One of the more irritating political controversies of recent vintage came a few months back, when National Public Radio fired commentator Juan WIlliams for saying one thing on NPR and contradictory things on Fox. (The stated reason was different, and rather lame.)

The impression Williams gave—accurately, I think—was that he was more interested in cashing checks from two ideologically different news outlets than in being consistent or accurate.

But his ouster sparked waves of righteous indignation from the right wing, who generally embrace a black man only when they can score points off liberals in doing so, and Williams became a media martyr. As James Rainey writes in the LA TImes, “it seems he became irresistible as a Fox contributor — worthy of a reported $2 million over three years — only when the network could present him as a living, breathing symbol of the radical perfidy of the left-wing media.”

Now he has written a “book” about the experience called “Muzzled: The Assault on Honest Debate.”

The title both bores and bothers: Now Williams is a self-proclaimed martyr, employing the loaded one-word book title of which Ann Coulter is so fond. Then there follows a subtitle so patently false—the implication, of course, being that there is some systemic liberal “assault” on “honest debate,” whatever that means—that one wants to run screaming into the desert.

Mr. Williams is a newspaper columnist—not a very good one—who has made millions of dollars by speaking on various television and radio channels (not very insightfully). He has, unfortunately, always been welcomed in both the liberal and the conservative media as a token African-American voice, because there aren’t a lot of those (African-American voices) in either the liberal or conservative press. But the truth is, he’s never been very good. (One strives to remember the memorable Juan Williams column.) He hasn’t been muzzled—he’s been boosted. Before his firing, it was excruciating to watch him on Fox, as he tried to bend and twist his orthodox liberalism to please his conservative cohorts. Now it is excruciating to watch him because one sees how his bitterness over being fired has caused him to leap into the arms of people who only want to use him for propaganda purposes. Careful never to rock the boat, his opinions sanitized to the point where it is hard to actually call them opinions, Williams is more muzzled being employed by Fox than he was being fired by NPR.
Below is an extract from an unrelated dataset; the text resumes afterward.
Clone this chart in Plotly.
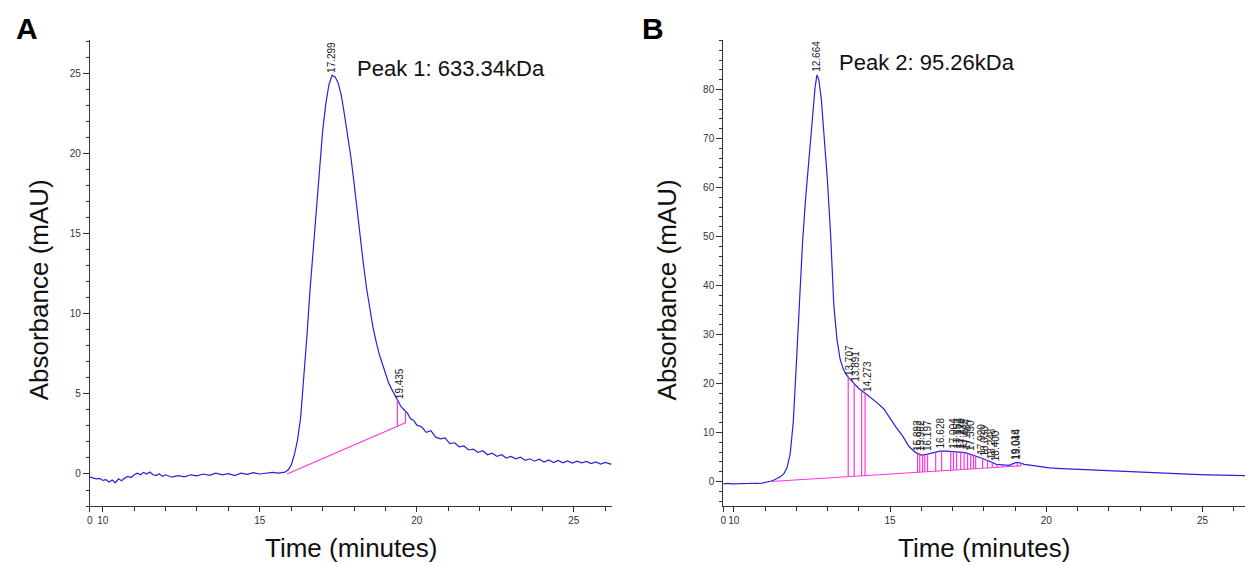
import numpy as np
import plotly.graph_objects as go

# ---------------- Panel A data ----------------
A_TIME = [9.59, 9.70, 9.80, 9.90, 10.00, 10.10, 10.20, 10.30, 10.40, 10.50, 10.60, 10.70, 10.80, 10.90,
          11.00, 11.10, 11.20, 11.30, 11.40, 11.50, 11.60, 11.70, 11.80, 11.90, 12.00, 12.20, 12.40,
          12.60, 12.80, 13.00, 13.20, 13.40, 13.60, 13.80, 14.00, 14.20, 14.40, 14.60, 14.80, 15.00,
          15.20, 15.40, 15.60, 15.80, 15.90, 16.00, 16.10, 16.20, 16.30, 16.40, 16.50, 16.60, 16.70,
          16.80, 16.90, 17.00, 17.10, 17.20, 17.30, 17.40, 17.50, 17.60, 17.70, 17.80, 17.90, 18.00,
          18.10, 18.20, 18.30, 18.40, 18.50, 18.60, 18.70, 18.80, 18.90, 19.00, 19.10, 19.20, 19.30,
          19.40, 19.50, 19.60, 19.70, 19.80, 19.90, 20.00, 20.15, 20.30, 20.45, 20.60, 20.75, 20.90,
          21.05, 21.20, 21.35, 21.50, 21.65, 21.80, 21.95, 22.10, 22.25, 22.40, 22.55, 22.70, 22.85,
          23.00, 23.15, 23.30, 23.45, 23.60, 23.75, 23.90, 24.05, 24.20, 24.35, 24.50, 24.65, 24.80,
          24.95, 25.10, 25.25, 25.40, 25.55, 25.70, 25.85, 26.00, 26.20]
A_ABS = [-0.20, -0.25, -0.30, -0.28, -0.40, -0.35, -0.50, -0.38, -0.55, -0.30, -0.42, -0.25, -0.15, -0.22,
         -0.05, 0.05, -0.05, 0.10, 0.00, 0.12, -0.05, -0.10, 0.02, -0.15, -0.05, -0.20, -0.10,
         -0.18, -0.05, -0.12, 0.00, -0.08, 0.05, -0.05, 0.02, -0.10, 0.05, -0.02, 0.08, 0.00,
         0.05, 0.10, 0.05, 0.12, 0.25, 0.55, 1.20, 2.10, 3.50, 5.80, 8.60, 11.50, 14.10,
         16.80, 19.20, 21.40, 23.10, 24.30, 24.90, 24.80, 24.40, 23.60, 22.40, 21.20, 19.80, 18.20,
         16.40, 14.70, 13.10, 11.60, 10.30, 9.20, 8.30, 7.50, 6.90, 6.30, 5.70, 5.30, 4.90,
         4.60, 4.20, 4.00, 3.80, 3.45, 3.35, 3.05, 2.95, 2.60, 2.70, 2.30, 2.20, 2.25,
         1.90, 1.95, 1.70, 1.75, 1.50, 1.55, 1.35, 1.45, 1.20, 1.30, 1.10, 1.20, 1.00,
         1.10, 0.95, 1.05, 0.85, 0.95, 0.80, 0.92, 0.75, 0.88, 0.72, 0.85, 0.70, 0.82,
         0.68, 0.80, 0.70, 0.78, 0.65, 0.75, 0.62, 0.72, 0.60]
A_BASELINE_T = [15.87, 19.64]
A_BASELINE_V = [0.0, 3.2]
A_DROPS = [19.38, 19.64]
A_PEAK_LABELS = [17.299, 19.435]

# ---------------- Panel B data ----------------
B_TIME = [9.66, 9.80, 9.95, 10.10, 10.25, 10.40, 10.55, 10.70, 10.85, 11.00, 11.10, 11.20, 11.30, 11.40,
          11.50, 11.60, 11.70, 11.80, 11.90, 12.00, 12.10, 12.20, 12.30, 12.40, 12.50, 12.60, 12.66,
          12.72, 12.80, 12.90, 13.00, 13.10, 13.20, 13.30, 13.40, 13.50, 13.60, 13.70, 13.80, 13.90,
          14.00, 14.20, 14.40, 14.60, 14.80, 15.00, 15.20, 15.40, 15.60, 15.80, 16.00, 16.20, 16.40,
          16.60, 16.80, 17.00, 17.20, 17.40, 17.60, 17.80, 18.00, 18.20, 18.40, 18.60, 18.80, 19.00,
          19.10, 19.30, 19.50, 19.80, 20.10, 20.50, 21.00, 21.40, 21.70, 22.10, 22.50, 22.90, 23.30,
          23.70, 24.00, 24.40, 24.90, 25.20, 25.60, 26.00, 26.36]
B_ABS = [-0.50, -0.40, -0.50, -0.45, -0.55, -0.40, -0.45, -0.35, -0.40, -0.25, -0.10, 0.10, 0.35, 0.60,
         1.00, 1.60, 2.80, 5.50, 12.00, 24.00, 38.00, 49.00, 58.00, 66.00, 74.00, 80.50, 83.00,
         82.00, 78.00, 70.00, 61.00, 50.00, 36.00, 29.00, 25.00, 23.00, 21.80, 21.00, 20.30, 19.70,
         19.00, 18.00, 17.00, 16.00, 14.80, 12.80, 11.00, 9.30, 7.20, 6.00, 5.40, 5.60, 5.90,
         6.20, 6.20, 6.10, 6.00, 5.90, 5.50, 5.10, 4.60, 4.10, 3.50, 3.40, 3.30, 3.80,
         3.90, 3.50, 3.30, 3.10, 2.80, 2.65, 2.50, 2.40, 2.30, 2.15, 2.00, 1.95, 1.80,
         1.75, 1.60, 1.55, 1.40, 1.35, 1.30, 1.25, 1.20]
B_BASELINE_T = [11.19, 19.18]
B_BASELINE_V = [0.0, 3.2]
B_DROPS = [13.66, 13.85, 14.09, 14.20, 15.88, 15.95, 16.04, 16.11, 16.20, 16.46, 16.65,
           16.94, 17.03, 17.13, 17.26, 17.37, 17.48, 17.58, 17.67, 17.74, 17.96, 18.12,
           18.27, 18.43, 18.59, 18.91, 19.07, 19.18]
B_PEAK_LABELS = [12.664, 13.707, 13.891, 14.273, 15.892, 15.962, 16.197, 16.628, 17.004, 17.152,
                 17.270, 17.334, 17.464, 17.590, 17.920, 18.030, 18.248, 18.400, 19.016, 19.044]

X_TICKS = [10, 15, 20, 25]
A_Y_TICKS = [0, 5, 10, 15, 20, 25]
B_Y_TICKS = [0, 10, 20, 30, 40, 50, 60, 70, 80]

BLUE = "#2424d8"
PINK = "#ff33dd"
FONT = "Liberation Sans, Arial, sans-serif"

A_XRANGE = [9.587, 26.2]
A_YRANGE = [-2.0, 27.1]
B_XRANGE = [9.66, 26.36]
B_YRANGE = [-5.0, 90.1]

fig = go.Figure()


def add_panel(fig, t, v, bt, bv, drops, xa, ya):
    fig.add_trace(go.Scatter(x=t, y=v, mode="lines", line=dict(color=BLUE, width=1.2),
                             xaxis=xa, yaxis=ya, showlegend=False, hoverinfo="skip"))
    fig.add_trace(go.Scatter(x=bt, y=bv, mode="lines", line=dict(color=PINK, width=1.2),
                             xaxis=xa, yaxis=ya, showlegend=False, hoverinfo="skip"))
    dx, dy = [], []
    for d in drops:
        base = float(np.interp(d, bt, bv))
        top = float(np.interp(d, t, v))
        dx += [d, d, None]
        dy += [base, top, None]
    fig.add_trace(go.Scatter(x=dx, y=dy, mode="lines", line=dict(color=PINK, width=1.2),
                             xaxis=xa, yaxis=ya, showlegend=False, hoverinfo="skip"))


add_panel(fig, A_TIME, A_ABS, A_BASELINE_T, A_BASELINE_V, A_DROPS, "x", "y")
add_panel(fig, B_TIME, B_ABS, B_BASELINE_T, B_BASELINE_V, B_DROPS, "x2", "y2")

LBL_FONT = dict(size=10, color="#222", family=FONT)
ann = []
for p in A_PEAK_LABELS:
    ann.append(dict(x=p, y=float(np.interp(p, A_TIME, A_ABS)), xref="x", yref="y", text=f"{p:.3f}",
                    textangle=-90, showarrow=False, xanchor="center", yanchor="bottom", yshift=1,
                    font=LBL_FONT))
for p in B_PEAK_LABELS:
    ann.append(dict(x=p, y=float(np.interp(p, B_TIME, B_ABS)), xref="x2", yref="y2", text=f"{p:.3f}",
                    textangle=-90, showarrow=False, xanchor="center", yanchor="bottom", yshift=1,
                    font=LBL_FONT))

ann += [
    dict(x=0.0192, y=0.950, xref="paper", yref="paper", text="<b>A</b>", showarrow=False,
         xanchor="center", yanchor="middle", font=dict(size=30, color="black", family=FONT)),
    dict(x=0.5224, y=0.950, xref="paper", yref="paper", text="<b>B</b>", showarrow=False,
         xanchor="center", yanchor="middle", font=dict(size=30, color="black", family=FONT)),
    dict(x=0.2829, y=0.8796, xref="paper", yref="paper", text="Peak 1: 633.34kDa", showarrow=False,
         xanchor="left", yanchor="middle", font=dict(size=22, color="#111", family=FONT)),
    dict(x=0.6699, y=0.8885, xref="paper", yref="paper", text="Peak 2: 95.26kDa", showarrow=False,
         xanchor="left", yanchor="middle", font=dict(size=22, color="#111", family=FONT)),
    dict(x=0.2792, y=0.030, xref="paper", yref="paper", text="Time (minutes)", showarrow=False,
         xanchor="center", yanchor="middle", font=dict(size=26, color="#111", family=FONT)),
    dict(x=0.7880, y=0.030, xref="paper", yref="paper", text="Time (minutes)", showarrow=False,
         xanchor="center", yanchor="middle", font=dict(size=26, color="#111", family=FONT)),
    dict(x=0.0285, y=0.487, xref="paper", yref="paper", text="Absorbance (mAU)", showarrow=False,
         textangle=-90, xanchor="center", yanchor="middle", font=dict(size=26, color="#111", family=FONT)),
    dict(x=0.5330, y=0.487, xref="paper", yref="paper", text="Absorbance (mAU)", showarrow=False,
         textangle=-90, xanchor="center", yanchor="middle", font=dict(size=26, color="#111", family=FONT)),
]

tickfont = dict(size=10, color="#333", family=FONT)


def xaxis(domain, rng, anchor):
    return dict(domain=domain, range=rng, anchor=anchor, showgrid=False, zeroline=False,
                showline=True, linecolor="#333", linewidth=1, ticks="outside", ticklen=5,
                tickcolor="#333", tickvals=[rng[0]] + X_TICKS, tickangle=0,
                ticktext=["0"] + [str(v) for v in X_TICKS], tickfont=tickfont,
                minor=dict(tickmode="linear", tick0=0, dtick=1, ticks="outside", ticklen=4,
                           tickcolor="#333", showgrid=False))


def yaxis(domain, rng, anchor, ticks, mdt):
    return dict(domain=domain, range=rng, anchor=anchor, showgrid=False, zeroline=False,
                showline=True, linecolor="#333", linewidth=1, ticks="outside", ticklen=6,
                tickcolor="#333", tickvals=ticks, ticktext=[str(v) for v in ticks], tickfont=tickfont,
                minor=dict(tickmode="linear", tick0=0, dtick=mdt, ticks="outside", ticklen=3,
                           tickcolor="#333", showgrid=False))


fig.update_layout(
    width=1248, height=565, margin=dict(l=0, r=0, t=0, b=0),
    paper_bgcolor="white", plot_bgcolor="white",
    xaxis=xaxis([0.0697, 0.4888], A_XRANGE, "y"),
    yaxis=yaxis([0.1044, 0.929], A_YRANGE, "x", A_Y_TICKS, 1),
    xaxis2=xaxis([0.5785, 0.9976], B_XRANGE, "y2"),
    yaxis2=yaxis([0.1044, 0.929], B_YRANGE, "x2", B_Y_TICKS, 2),
    annotations=ann,
)

fig.write_html("out.html")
Williams talks in the book about what happened to him, of course, but as “Muzzled” (one really wants to add an explanation point, just to take the thing to its hysterical conclusion) insists, the book is about more than just him.

“We need to protect a free-flowing, respectful national conversation in our country,” he writes, asserting that “political correctness” makes that impossible.

Hmmm. Someone who takes millions from Rupert Murdoch talking about the need to protect respectful national conversation—what’s the word book title for that? Chutzpah!

(Oh, wait—someone already took that title.)

Rainey, who seems well-informed on the matter, provides some useful facts.

Williams had already become an ineffective and diminished figure at NPR well before the firing — a fact that got lost in all the hoo-hah last year. He would blame that on executives who thwarted him mostly, in his opinion, because of their displeasure that he had gone to work as a commentator for the conservative standard-bearer, Fox. He argues in “Muzzled” that NPR’s news bosses demanded liberal orthodoxy and wouldn’t tolerate dissent.

But many of his co-workers at the radio network had been displeased with Williams for some time. There were editors and reporters who didn’t like to work with him, because they felt he often wasn’t adequately prepared for the subjects of the day. Williams wanted to be more pundit than reporter, they believed, desiring to bring something like the wide-open rat-a-tat-tat of the cable bazaar to the staid academy that is public radio.

Some of Williams’ flights of fancy infuriated NPR co-workers and many listeners. When he misstated Gen. David Petraeus’ position on the possibility of sending U.S. troops to Iran, the military almost kicked NPR’s entire reporting team out of Iraq, even though Williams made the statement on Fox.

Williams couldn’t be reached for comment—the PR people at Fox wouldn’t let him speak. Muzzled!

Williams has, of course, been making the rounds to hock his book, and he’s been on lots of liberal/public radio programs. (Liberal guilt.)

As Rainey puts it (I like this James Rainey, he’s a nice writer)…

He got a warm welcome this week from Stewart on the “Daily Show.” If Williams can be thus “Muzzled,” the man appealing for tolerance while starring on hyper-partisan Fox, let the year of the non sequitur reign.

Next up: Why Republicans who refuse to raise the debt ceiling are the party of fiscal conservatism.